#### What needs to be done:
Provide again, from the entries below, every line from the one containing "Write a web" through the one containing "const annotations = [];", exactly as written, and no other line.

#### Information supplied:
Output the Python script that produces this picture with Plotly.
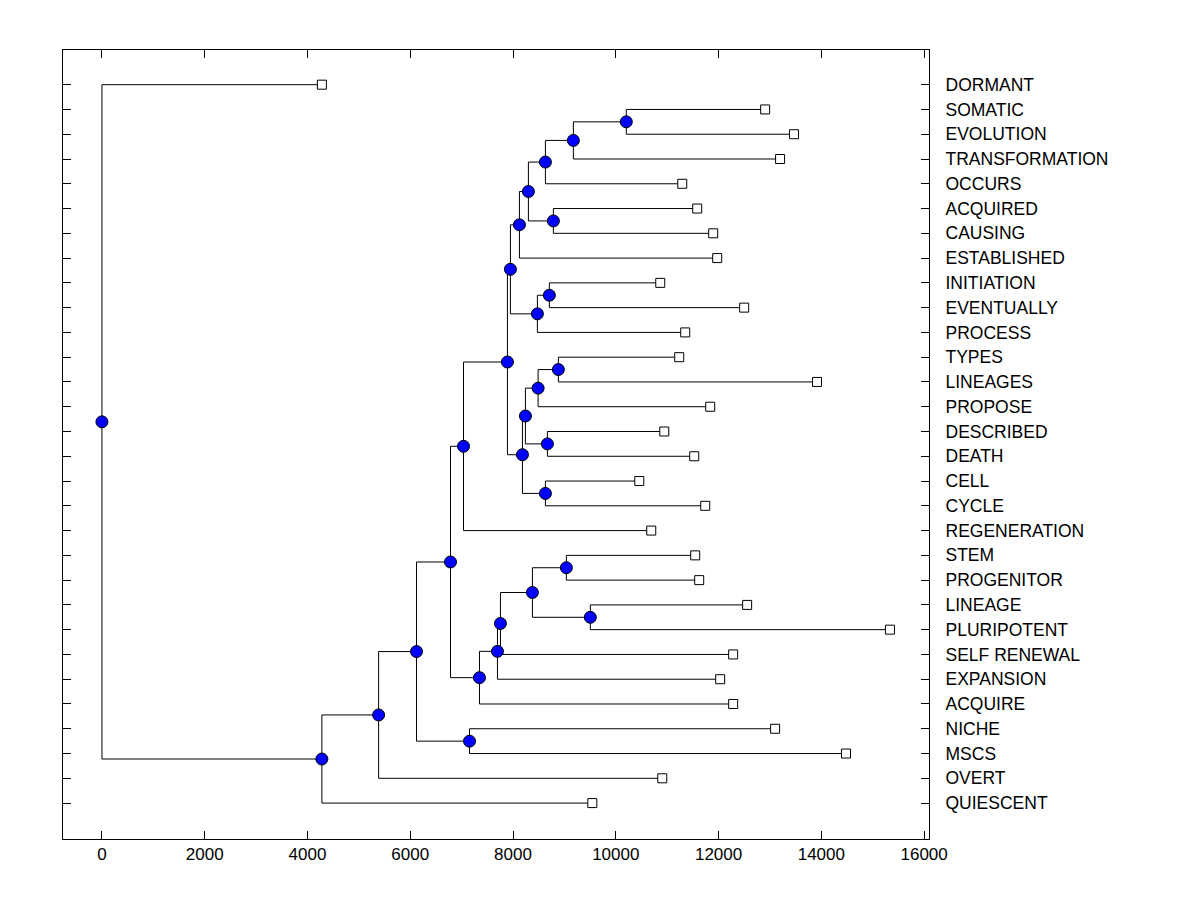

==

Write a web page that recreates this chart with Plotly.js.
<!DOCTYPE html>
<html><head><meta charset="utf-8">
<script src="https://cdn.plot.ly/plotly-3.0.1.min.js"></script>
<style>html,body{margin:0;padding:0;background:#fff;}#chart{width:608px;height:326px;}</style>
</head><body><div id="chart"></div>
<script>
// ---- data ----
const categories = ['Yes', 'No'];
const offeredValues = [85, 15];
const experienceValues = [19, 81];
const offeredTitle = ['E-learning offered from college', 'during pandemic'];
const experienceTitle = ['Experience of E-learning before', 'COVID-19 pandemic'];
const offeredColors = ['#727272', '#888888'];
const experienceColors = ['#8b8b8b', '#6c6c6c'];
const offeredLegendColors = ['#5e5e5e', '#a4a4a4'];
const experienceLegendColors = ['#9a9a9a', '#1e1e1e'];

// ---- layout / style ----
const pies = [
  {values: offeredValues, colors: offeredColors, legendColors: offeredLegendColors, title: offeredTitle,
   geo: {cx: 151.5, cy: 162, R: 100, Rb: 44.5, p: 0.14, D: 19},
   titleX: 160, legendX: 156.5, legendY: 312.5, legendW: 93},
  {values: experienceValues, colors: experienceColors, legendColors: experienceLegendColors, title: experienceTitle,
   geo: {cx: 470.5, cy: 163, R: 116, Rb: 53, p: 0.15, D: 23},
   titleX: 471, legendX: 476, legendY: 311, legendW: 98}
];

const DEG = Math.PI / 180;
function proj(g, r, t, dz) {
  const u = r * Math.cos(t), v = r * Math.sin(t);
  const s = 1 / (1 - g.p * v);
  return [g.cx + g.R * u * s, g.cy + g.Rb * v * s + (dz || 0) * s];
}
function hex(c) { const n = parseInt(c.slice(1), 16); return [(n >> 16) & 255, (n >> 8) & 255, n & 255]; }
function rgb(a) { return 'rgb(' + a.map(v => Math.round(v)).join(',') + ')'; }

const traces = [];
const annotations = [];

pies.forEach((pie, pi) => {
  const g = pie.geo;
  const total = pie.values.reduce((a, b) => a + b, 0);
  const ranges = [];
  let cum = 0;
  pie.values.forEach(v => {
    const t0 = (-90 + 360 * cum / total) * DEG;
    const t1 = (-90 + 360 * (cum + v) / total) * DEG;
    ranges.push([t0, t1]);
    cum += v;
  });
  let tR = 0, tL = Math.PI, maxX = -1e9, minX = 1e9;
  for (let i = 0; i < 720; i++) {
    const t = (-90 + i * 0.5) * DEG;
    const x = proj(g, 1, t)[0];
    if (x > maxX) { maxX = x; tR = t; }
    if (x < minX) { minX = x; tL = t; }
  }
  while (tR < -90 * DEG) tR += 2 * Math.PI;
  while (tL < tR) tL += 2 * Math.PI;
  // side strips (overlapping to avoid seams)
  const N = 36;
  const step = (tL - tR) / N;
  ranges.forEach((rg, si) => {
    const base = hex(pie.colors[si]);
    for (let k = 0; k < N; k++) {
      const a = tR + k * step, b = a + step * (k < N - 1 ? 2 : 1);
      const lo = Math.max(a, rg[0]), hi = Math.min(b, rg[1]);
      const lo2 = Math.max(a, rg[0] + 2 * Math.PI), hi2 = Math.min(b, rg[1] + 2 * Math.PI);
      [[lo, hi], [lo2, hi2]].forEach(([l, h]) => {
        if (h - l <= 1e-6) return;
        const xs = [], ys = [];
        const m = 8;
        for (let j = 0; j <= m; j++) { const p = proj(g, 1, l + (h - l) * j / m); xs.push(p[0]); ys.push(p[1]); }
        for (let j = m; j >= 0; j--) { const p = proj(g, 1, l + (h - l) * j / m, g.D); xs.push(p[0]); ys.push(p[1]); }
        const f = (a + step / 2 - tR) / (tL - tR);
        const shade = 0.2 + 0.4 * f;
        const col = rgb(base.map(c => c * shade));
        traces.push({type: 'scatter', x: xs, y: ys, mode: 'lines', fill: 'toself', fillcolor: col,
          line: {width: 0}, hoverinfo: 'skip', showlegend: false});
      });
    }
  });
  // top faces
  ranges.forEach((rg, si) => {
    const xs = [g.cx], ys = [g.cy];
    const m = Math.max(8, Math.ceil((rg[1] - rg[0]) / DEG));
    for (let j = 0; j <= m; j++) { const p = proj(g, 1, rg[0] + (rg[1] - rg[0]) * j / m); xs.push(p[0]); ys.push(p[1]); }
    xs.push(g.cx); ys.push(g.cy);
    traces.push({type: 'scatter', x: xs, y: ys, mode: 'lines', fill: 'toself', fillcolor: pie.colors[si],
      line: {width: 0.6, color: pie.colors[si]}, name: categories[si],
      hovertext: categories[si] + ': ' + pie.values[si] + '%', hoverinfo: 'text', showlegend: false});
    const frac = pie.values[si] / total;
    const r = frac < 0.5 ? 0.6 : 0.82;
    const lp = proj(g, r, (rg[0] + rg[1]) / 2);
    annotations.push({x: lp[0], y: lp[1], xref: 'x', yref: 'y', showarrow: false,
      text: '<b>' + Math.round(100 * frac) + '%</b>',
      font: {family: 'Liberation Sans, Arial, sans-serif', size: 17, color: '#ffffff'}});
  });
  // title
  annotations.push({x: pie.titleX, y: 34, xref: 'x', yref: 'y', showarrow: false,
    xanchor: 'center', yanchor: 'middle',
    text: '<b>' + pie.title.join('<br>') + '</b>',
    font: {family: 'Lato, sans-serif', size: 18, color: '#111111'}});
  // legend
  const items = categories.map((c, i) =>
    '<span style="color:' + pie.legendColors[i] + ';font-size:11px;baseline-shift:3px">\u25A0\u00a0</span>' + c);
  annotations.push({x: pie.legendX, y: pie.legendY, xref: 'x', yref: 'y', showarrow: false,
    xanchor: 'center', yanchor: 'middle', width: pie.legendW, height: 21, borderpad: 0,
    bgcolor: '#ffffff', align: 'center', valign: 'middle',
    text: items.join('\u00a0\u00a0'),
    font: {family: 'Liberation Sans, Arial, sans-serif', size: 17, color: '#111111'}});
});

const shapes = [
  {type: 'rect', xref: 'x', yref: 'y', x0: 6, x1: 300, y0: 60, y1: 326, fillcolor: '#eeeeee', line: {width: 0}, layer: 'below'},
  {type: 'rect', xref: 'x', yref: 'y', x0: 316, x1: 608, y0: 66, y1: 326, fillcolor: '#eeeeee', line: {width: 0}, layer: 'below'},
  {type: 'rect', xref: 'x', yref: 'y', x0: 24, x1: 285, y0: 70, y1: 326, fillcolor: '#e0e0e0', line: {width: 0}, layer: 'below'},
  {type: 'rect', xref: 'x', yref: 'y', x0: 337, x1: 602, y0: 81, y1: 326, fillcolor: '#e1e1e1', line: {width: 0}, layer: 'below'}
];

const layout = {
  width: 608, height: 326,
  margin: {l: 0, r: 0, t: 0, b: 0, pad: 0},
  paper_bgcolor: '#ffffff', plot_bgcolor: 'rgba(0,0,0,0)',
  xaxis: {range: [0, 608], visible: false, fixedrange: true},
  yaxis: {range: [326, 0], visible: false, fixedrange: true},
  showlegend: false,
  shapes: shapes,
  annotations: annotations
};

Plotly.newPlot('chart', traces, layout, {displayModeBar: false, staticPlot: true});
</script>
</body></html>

#### Finished exercise:
Write a web page that recreates this chart with Plotly.js.
<!DOCTYPE html>
<html><head><meta charset="utf-8">
<script src="https://cdn.plot.ly/plotly-3.0.1.min.js"></script>
<style>html,body{margin:0;padding:0;background:#fff;}#chart{width:608px;height:326px;}</style>
</head><body><div id="chart"></div>
<script>
// ---- data ----
const categories = ['Yes', 'No'];
const offeredValues = [85, 15];
const experienceValues = [19, 81];
const offeredTitle = ['E-learning offered from college', 'during pandemic'];
const experienceTitle = ['Experience of E-learning before', 'COVID-19 pandemic'];
const offeredColors = ['#727272', '#888888'];
const experienceColors = ['#8b8b8b', '#6c6c6c'];
const offeredLegendColors = ['#5e5e5e', '#a4a4a4'];
const experienceLegendColors = ['#9a9a9a', '#1e1e1e'];

// ---- layout / style ----
const pies = [
  {values: offeredValues, colors: offeredColors, legendColors: offeredLegendColors, title: offeredTitle,
   geo: {cx: 151.5, cy: 162, R: 100, Rb: 44.5, p: 0.14, D: 19},
   titleX: 160, legendX: 156.5, legendY: 312.5, legendW: 93},
  {values: experienceValues, colors: experienceColors, legendColors: experienceLegendColors, title: experienceTitle,
   geo: {cx: 470.5, cy: 163, R: 116, Rb: 53, p: 0.15, D: 23},
   titleX: 471, legendX: 476, legendY: 311, legendW: 98}
];

const DEG = Math.PI / 180;
function proj(g, r, t, dz) {
  const u = r * Math.cos(t), v = r * Math.sin(t);
  const s = 1 / (1 - g.p * v);
  return [g.cx + g.R * u * s, g.cy + g.Rb * v * s + (dz || 0) * s];
}
function hex(c) { const n = parseInt(c.slice(1), 16); return [(n >> 16) & 255, (n >> 8) & 255, n & 255]; }
function rgb(a) { return 'rgb(' + a.map(v => Math.round(v)).join(',') + ')'; }

const traces = [];
const annotations = [];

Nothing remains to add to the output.